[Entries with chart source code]

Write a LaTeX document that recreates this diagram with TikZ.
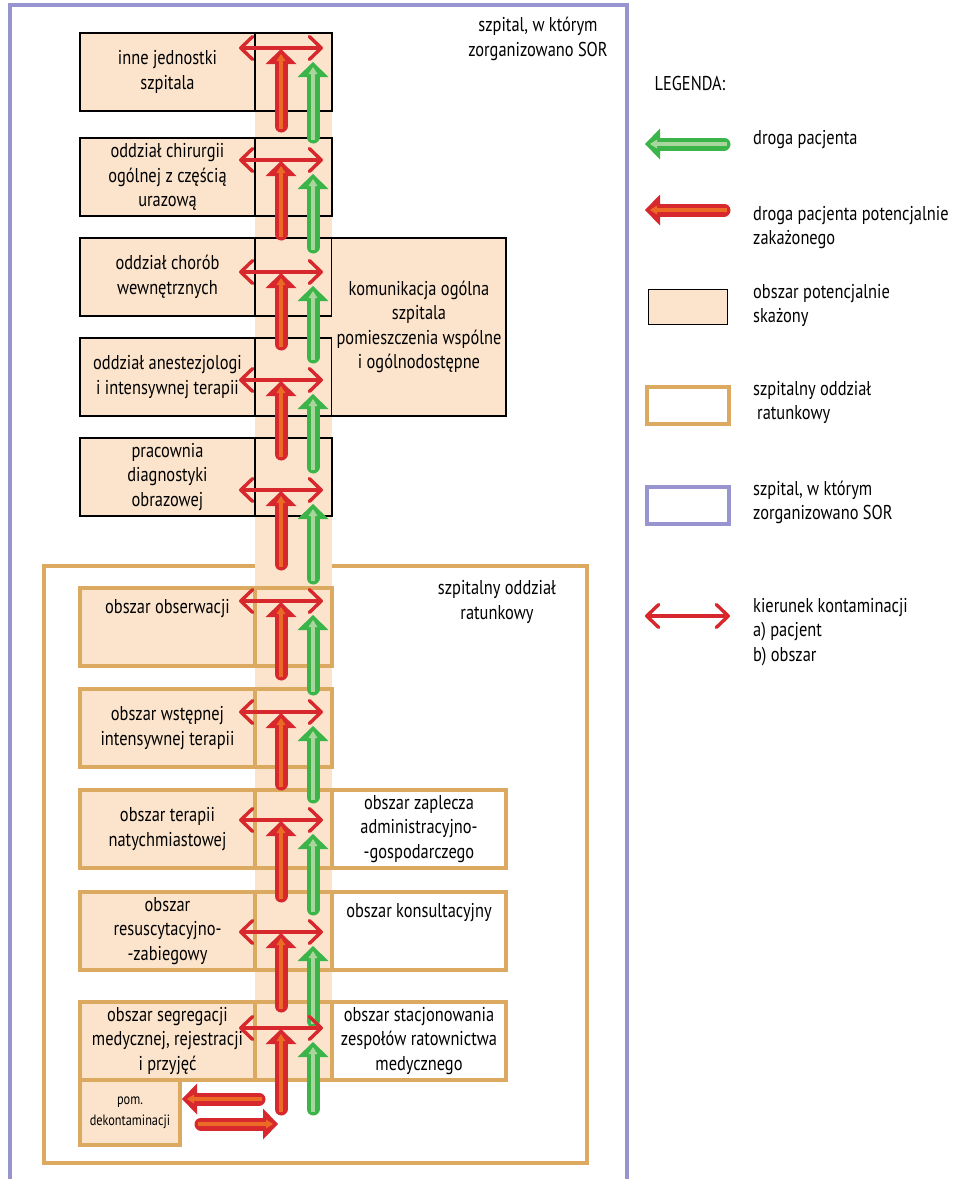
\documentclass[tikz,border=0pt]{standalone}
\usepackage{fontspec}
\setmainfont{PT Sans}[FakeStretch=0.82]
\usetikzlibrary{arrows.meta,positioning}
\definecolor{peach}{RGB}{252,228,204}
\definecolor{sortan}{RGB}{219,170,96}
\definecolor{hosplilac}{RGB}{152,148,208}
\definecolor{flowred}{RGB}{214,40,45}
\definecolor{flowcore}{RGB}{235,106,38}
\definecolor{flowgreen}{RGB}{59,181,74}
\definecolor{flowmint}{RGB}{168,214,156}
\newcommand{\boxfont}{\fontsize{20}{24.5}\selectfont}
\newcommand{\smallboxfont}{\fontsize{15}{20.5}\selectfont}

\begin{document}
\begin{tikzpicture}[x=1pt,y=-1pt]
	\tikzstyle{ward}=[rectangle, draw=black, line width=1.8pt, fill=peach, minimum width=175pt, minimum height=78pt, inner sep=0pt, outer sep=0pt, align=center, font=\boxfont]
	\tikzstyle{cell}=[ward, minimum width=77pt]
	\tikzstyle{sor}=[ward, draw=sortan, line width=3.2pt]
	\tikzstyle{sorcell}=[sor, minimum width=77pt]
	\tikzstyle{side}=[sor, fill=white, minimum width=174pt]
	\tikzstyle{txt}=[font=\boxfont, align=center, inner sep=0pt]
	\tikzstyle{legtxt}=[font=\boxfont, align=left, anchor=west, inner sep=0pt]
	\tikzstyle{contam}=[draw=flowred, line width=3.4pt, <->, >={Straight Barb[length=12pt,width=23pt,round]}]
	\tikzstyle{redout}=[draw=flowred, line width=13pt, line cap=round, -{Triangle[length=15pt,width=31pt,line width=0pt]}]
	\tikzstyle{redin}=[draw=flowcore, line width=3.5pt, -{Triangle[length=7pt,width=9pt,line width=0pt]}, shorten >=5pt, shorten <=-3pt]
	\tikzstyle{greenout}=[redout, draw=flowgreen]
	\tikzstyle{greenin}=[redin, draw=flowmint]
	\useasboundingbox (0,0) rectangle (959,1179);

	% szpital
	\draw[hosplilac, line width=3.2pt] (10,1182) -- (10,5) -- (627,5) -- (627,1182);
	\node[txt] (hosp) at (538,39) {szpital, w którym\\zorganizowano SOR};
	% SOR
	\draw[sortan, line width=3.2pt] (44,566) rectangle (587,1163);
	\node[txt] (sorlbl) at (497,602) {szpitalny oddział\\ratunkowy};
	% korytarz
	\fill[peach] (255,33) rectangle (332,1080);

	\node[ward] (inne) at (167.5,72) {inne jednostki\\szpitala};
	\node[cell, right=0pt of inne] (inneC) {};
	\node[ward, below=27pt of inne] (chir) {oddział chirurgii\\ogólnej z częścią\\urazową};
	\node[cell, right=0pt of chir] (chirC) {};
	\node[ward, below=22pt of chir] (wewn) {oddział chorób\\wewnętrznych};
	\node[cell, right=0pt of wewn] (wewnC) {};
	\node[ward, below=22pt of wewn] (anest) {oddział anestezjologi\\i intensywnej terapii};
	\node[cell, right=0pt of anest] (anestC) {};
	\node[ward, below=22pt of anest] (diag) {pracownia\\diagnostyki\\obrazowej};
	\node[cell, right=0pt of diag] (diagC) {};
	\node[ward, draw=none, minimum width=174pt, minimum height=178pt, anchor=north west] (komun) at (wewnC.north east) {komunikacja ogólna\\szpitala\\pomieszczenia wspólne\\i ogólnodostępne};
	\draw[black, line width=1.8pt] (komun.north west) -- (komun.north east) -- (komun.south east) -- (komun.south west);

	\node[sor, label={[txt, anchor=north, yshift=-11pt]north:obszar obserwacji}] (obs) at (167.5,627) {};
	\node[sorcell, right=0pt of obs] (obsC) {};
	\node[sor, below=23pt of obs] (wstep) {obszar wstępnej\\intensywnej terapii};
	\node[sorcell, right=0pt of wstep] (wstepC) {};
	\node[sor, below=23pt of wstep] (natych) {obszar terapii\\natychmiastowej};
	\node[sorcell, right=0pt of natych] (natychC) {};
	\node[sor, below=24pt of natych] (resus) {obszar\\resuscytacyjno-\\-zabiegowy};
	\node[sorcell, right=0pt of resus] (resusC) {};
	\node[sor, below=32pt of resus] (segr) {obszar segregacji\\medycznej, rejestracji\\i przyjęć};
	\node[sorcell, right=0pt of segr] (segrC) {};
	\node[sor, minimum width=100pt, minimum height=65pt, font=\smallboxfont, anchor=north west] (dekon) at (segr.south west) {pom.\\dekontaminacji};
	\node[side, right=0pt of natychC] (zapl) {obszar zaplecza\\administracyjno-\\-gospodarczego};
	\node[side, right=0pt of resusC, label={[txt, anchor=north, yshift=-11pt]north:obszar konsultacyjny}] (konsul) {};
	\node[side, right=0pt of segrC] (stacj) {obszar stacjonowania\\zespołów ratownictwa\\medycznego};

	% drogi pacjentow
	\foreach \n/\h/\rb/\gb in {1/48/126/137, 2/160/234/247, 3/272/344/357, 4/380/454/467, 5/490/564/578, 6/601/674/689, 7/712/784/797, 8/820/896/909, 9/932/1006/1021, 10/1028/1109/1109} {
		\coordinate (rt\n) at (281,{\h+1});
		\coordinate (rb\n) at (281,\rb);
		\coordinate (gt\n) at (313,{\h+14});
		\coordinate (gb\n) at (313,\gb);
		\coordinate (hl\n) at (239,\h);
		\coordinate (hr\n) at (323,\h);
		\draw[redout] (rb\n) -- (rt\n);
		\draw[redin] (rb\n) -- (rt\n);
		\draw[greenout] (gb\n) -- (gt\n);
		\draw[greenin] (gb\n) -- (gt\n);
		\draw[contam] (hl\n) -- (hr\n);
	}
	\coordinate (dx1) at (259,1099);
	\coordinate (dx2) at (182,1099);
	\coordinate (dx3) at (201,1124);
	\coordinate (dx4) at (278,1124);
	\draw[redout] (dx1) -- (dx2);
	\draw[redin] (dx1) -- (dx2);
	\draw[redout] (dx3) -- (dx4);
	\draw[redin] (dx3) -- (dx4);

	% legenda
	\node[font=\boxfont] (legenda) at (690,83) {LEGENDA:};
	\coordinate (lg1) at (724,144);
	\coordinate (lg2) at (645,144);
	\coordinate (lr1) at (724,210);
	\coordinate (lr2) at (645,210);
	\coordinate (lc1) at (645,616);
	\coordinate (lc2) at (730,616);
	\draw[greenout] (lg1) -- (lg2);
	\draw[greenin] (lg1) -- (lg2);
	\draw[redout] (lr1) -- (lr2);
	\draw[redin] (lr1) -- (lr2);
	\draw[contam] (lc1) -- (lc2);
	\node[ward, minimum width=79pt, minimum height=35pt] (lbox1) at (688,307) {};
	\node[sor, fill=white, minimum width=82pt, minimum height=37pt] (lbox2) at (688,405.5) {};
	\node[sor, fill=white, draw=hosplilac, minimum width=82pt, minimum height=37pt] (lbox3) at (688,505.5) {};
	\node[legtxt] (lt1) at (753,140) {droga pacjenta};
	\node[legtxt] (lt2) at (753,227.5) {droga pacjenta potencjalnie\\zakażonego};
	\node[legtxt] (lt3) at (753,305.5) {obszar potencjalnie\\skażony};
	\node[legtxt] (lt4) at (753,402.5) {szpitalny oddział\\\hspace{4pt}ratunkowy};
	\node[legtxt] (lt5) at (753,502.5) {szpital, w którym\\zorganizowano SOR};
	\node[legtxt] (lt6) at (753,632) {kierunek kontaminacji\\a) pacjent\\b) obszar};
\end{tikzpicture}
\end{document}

--

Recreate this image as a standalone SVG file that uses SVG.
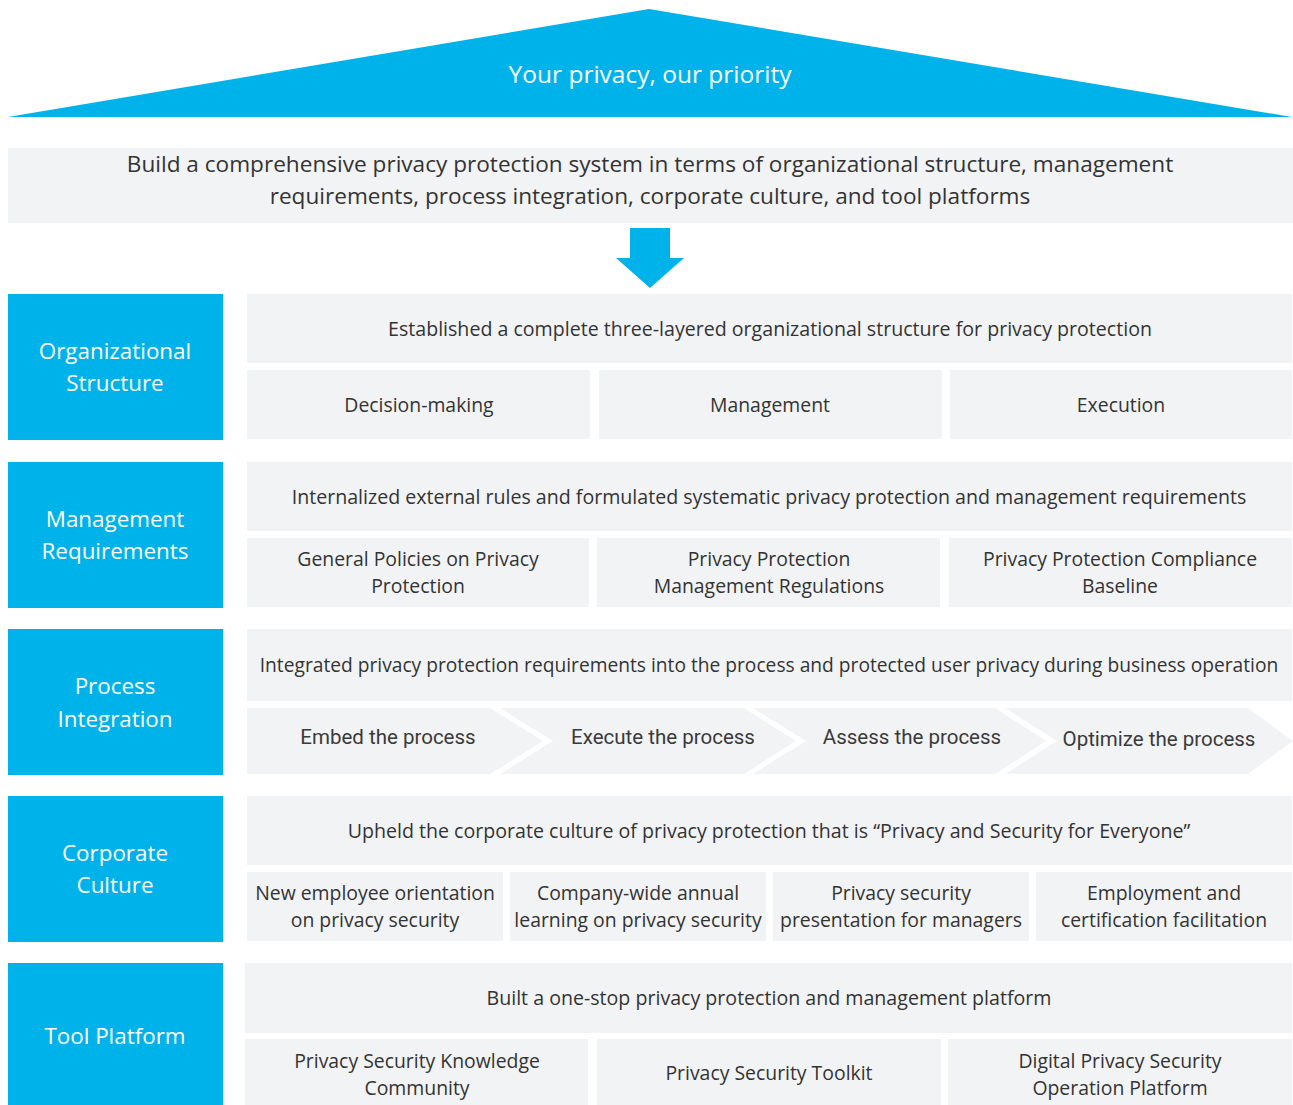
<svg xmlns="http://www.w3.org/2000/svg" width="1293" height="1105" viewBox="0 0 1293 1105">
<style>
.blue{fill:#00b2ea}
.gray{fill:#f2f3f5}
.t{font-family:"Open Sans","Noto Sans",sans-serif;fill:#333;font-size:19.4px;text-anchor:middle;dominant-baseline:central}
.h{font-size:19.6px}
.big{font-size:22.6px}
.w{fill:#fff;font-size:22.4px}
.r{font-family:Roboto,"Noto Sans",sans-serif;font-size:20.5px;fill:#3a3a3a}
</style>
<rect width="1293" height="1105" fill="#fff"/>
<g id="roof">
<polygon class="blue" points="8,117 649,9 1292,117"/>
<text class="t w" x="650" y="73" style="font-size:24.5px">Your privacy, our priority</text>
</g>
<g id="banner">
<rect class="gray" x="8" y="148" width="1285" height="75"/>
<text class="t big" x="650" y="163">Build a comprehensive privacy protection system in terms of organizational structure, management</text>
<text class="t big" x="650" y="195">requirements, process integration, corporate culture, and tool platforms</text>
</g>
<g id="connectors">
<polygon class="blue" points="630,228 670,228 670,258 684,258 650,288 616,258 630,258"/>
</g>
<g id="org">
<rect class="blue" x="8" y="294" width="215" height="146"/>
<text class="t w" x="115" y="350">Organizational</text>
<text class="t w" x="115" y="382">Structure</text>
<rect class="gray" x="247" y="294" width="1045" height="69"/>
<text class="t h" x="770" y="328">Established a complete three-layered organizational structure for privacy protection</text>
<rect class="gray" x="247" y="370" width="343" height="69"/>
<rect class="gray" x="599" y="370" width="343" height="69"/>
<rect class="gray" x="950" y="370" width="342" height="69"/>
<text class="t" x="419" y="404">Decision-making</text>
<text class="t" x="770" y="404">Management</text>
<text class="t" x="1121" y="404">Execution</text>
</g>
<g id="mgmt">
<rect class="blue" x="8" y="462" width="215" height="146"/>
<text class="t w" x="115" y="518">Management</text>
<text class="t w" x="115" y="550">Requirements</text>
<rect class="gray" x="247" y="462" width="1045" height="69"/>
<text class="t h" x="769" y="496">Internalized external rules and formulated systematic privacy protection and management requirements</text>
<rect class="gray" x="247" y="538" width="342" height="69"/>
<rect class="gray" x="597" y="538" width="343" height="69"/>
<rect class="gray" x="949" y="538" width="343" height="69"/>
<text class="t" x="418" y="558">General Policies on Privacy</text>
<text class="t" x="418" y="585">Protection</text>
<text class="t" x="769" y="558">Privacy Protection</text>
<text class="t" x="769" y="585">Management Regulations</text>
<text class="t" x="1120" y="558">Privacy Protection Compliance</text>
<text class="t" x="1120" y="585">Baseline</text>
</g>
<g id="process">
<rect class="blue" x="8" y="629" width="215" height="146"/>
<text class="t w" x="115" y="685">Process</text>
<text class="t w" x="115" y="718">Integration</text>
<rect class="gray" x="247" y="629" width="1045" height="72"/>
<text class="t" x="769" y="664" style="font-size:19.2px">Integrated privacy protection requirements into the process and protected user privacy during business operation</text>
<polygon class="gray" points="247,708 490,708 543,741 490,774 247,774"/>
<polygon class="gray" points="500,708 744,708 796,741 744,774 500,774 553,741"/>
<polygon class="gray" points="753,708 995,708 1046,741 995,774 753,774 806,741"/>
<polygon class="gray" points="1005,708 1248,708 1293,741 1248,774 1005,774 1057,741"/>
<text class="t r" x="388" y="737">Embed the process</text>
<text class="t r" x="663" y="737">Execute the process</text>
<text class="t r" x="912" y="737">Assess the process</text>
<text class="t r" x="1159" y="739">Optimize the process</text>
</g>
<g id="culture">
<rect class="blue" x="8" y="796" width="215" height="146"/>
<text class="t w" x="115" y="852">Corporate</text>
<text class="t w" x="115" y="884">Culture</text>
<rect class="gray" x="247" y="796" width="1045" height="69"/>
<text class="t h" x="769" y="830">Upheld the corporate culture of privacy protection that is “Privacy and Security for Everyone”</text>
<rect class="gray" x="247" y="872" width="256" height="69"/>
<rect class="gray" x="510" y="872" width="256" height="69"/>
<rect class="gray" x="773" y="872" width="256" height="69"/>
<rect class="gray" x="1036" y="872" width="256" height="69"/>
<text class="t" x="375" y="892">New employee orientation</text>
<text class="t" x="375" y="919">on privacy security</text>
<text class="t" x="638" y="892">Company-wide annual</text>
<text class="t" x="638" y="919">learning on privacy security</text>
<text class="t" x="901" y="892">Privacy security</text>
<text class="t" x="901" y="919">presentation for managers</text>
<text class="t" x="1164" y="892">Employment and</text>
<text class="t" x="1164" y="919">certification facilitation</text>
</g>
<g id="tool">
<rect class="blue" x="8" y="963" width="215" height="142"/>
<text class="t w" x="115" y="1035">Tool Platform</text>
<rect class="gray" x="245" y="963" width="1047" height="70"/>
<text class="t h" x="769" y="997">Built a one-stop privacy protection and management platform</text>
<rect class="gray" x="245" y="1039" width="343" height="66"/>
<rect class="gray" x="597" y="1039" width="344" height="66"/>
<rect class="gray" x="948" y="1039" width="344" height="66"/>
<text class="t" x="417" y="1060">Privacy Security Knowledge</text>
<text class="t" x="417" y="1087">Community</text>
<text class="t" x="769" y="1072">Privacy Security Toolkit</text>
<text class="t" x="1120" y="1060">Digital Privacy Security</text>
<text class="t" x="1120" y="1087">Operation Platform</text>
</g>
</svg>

--

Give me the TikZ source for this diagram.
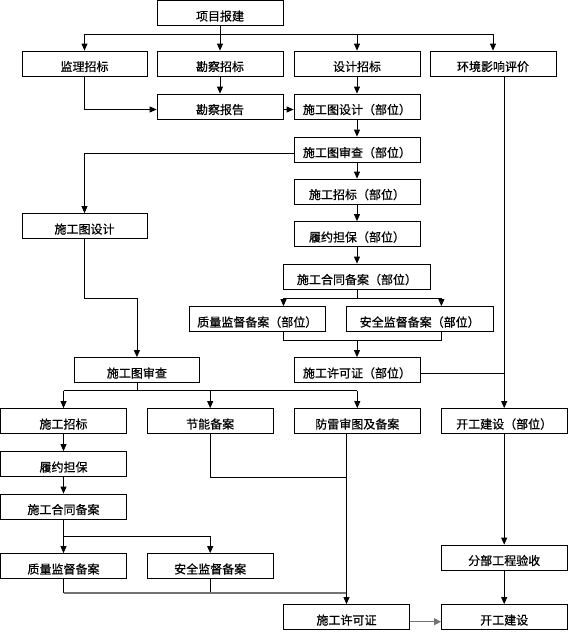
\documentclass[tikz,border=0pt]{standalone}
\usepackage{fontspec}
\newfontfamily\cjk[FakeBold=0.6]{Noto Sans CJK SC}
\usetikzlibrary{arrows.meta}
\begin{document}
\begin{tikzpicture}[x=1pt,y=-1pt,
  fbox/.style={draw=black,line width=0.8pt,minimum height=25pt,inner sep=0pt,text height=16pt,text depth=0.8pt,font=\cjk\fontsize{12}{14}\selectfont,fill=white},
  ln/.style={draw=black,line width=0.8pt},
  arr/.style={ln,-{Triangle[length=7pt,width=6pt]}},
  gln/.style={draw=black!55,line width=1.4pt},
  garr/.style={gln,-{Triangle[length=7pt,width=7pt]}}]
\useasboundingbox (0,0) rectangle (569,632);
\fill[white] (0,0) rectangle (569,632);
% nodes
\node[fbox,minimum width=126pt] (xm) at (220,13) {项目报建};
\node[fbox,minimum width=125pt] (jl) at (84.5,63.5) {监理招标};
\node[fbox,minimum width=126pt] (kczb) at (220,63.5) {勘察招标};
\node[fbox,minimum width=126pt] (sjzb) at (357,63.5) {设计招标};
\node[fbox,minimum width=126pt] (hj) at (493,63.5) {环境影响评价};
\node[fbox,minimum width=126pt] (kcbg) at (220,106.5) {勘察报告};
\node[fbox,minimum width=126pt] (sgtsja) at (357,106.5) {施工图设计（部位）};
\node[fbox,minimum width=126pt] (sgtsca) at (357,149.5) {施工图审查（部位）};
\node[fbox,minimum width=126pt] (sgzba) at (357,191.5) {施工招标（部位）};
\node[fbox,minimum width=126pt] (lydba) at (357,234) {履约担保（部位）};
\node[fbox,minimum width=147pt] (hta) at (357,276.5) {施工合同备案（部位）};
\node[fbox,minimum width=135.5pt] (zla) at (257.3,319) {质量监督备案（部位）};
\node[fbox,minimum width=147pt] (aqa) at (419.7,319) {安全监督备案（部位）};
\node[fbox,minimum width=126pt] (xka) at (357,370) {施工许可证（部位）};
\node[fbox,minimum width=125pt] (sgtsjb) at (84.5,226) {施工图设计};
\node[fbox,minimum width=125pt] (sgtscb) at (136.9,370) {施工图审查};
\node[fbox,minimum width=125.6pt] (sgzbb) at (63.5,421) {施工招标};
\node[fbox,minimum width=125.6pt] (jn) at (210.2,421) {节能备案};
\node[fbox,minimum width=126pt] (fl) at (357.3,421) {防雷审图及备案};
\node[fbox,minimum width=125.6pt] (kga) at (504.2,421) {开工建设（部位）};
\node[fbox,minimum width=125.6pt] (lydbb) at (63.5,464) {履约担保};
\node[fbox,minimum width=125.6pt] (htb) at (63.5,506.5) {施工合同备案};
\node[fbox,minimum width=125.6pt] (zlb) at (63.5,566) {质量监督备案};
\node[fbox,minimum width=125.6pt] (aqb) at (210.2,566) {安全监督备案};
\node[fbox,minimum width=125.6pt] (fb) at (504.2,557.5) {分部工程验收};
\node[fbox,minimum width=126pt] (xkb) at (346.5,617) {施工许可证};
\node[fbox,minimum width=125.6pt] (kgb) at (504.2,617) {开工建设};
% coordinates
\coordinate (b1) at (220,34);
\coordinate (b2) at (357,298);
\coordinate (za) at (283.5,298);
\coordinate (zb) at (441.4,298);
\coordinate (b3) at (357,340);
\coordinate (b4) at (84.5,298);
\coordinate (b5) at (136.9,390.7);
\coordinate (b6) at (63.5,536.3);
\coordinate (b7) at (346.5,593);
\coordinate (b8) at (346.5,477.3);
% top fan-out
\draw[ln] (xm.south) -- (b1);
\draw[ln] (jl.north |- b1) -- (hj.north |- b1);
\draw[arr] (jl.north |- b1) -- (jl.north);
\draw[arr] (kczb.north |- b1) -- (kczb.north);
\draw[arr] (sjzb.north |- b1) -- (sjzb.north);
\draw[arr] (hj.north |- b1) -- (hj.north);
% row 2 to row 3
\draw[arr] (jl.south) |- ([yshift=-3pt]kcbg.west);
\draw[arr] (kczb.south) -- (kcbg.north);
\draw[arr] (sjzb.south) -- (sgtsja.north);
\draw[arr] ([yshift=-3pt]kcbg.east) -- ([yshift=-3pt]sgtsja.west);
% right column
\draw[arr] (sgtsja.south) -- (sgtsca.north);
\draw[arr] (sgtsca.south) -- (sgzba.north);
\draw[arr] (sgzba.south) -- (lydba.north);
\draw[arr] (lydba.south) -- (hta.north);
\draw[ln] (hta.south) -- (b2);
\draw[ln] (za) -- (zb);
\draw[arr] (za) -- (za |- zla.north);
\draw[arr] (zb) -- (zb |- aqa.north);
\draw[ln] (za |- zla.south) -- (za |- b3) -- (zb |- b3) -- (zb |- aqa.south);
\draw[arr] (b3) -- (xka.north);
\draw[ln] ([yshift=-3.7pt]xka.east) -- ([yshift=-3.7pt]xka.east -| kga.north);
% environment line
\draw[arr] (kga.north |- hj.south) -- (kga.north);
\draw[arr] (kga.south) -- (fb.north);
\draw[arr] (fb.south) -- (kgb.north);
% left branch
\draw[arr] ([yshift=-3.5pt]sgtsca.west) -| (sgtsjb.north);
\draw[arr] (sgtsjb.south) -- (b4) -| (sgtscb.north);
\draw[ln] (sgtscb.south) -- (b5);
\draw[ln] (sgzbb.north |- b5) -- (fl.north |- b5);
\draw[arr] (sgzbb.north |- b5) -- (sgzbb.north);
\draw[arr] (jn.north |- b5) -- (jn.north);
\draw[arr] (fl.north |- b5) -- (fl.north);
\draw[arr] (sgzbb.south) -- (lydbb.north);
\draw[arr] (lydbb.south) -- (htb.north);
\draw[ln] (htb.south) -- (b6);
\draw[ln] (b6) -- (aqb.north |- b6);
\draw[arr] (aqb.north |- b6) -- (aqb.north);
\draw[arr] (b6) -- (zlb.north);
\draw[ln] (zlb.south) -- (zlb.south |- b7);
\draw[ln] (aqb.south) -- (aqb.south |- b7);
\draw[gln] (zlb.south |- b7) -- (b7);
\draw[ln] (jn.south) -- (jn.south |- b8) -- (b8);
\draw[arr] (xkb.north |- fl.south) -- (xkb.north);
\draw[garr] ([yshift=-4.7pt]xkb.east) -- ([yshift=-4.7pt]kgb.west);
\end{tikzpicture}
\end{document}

## WRITTEN PROBLEM
Take the lines from the one holding "Write a LaTeX" to the one holding "(255,33) rectangle (332,1080);", both lines included, and give them again exactly, with no pictures.

## TASK RESPONSE
Write a LaTeX document that recreates this diagram with TikZ.
\documentclass[tikz,border=0pt]{standalone}
\usepackage{fontspec}
\setmainfont{PT Sans}[FakeStretch=0.82]
\usetikzlibrary{arrows.meta,positioning}
\definecolor{peach}{RGB}{252,228,204}
\definecolor{sortan}{RGB}{219,170,96}
\definecolor{hosplilac}{RGB}{152,148,208}
\definecolor{flowred}{RGB}{214,40,45}
\definecolor{flowcore}{RGB}{235,106,38}
\definecolor{flowgreen}{RGB}{59,181,74}
\definecolor{flowmint}{RGB}{168,214,156}
\newcommand{\boxfont}{\fontsize{20}{24.5}\selectfont}
\newcommand{\smallboxfont}{\fontsize{15}{20.5}\selectfont}

\begin{document}
\begin{tikzpicture}[x=1pt,y=-1pt]
	\tikzstyle{ward}=[rectangle, draw=black, line width=1.8pt, fill=peach, minimum width=175pt, minimum height=78pt, inner sep=0pt, outer sep=0pt, align=center, font=\boxfont]
	\tikzstyle{cell}=[ward, minimum width=77pt]
	\tikzstyle{sor}=[ward, draw=sortan, line width=3.2pt]
	\tikzstyle{sorcell}=[sor, minimum width=77pt]
	\tikzstyle{side}=[sor, fill=white, minimum width=174pt]
	\tikzstyle{txt}=[font=\boxfont, align=center, inner sep=0pt]
	\tikzstyle{legtxt}=[font=\boxfont, align=left, anchor=west, inner sep=0pt]
	\tikzstyle{contam}=[draw=flowred, line width=3.4pt, <->, >={Straight Barb[length=12pt,width=23pt,round]}]
	\tikzstyle{redout}=[draw=flowred, line width=13pt, line cap=round, -{Triangle[length=15pt,width=31pt,line width=0pt]}]
	\tikzstyle{redin}=[draw=flowcore, line width=3.5pt, -{Triangle[length=7pt,width=9pt,line width=0pt]}, shorten >=5pt, shorten <=-3pt]
	\tikzstyle{greenout}=[redout, draw=flowgreen]
	\tikzstyle{greenin}=[redin, draw=flowmint]
	\useasboundingbox (0,0) rectangle (959,1179);

	% szpital
	\draw[hosplilac, line width=3.2pt] (10,1182) -- (10,5) -- (627,5) -- (627,1182);
	\node[txt] (hosp) at (538,39) {szpital, w którym\\zorganizowano SOR};
	% SOR
	\draw[sortan, line width=3.2pt] (44,566) rectangle (587,1163);
	\node[txt] (sorlbl) at (497,602) {szpitalny oddział\\ratunkowy};
	% korytarz
	\fill[peach] (255,33) rectangle (332,1080);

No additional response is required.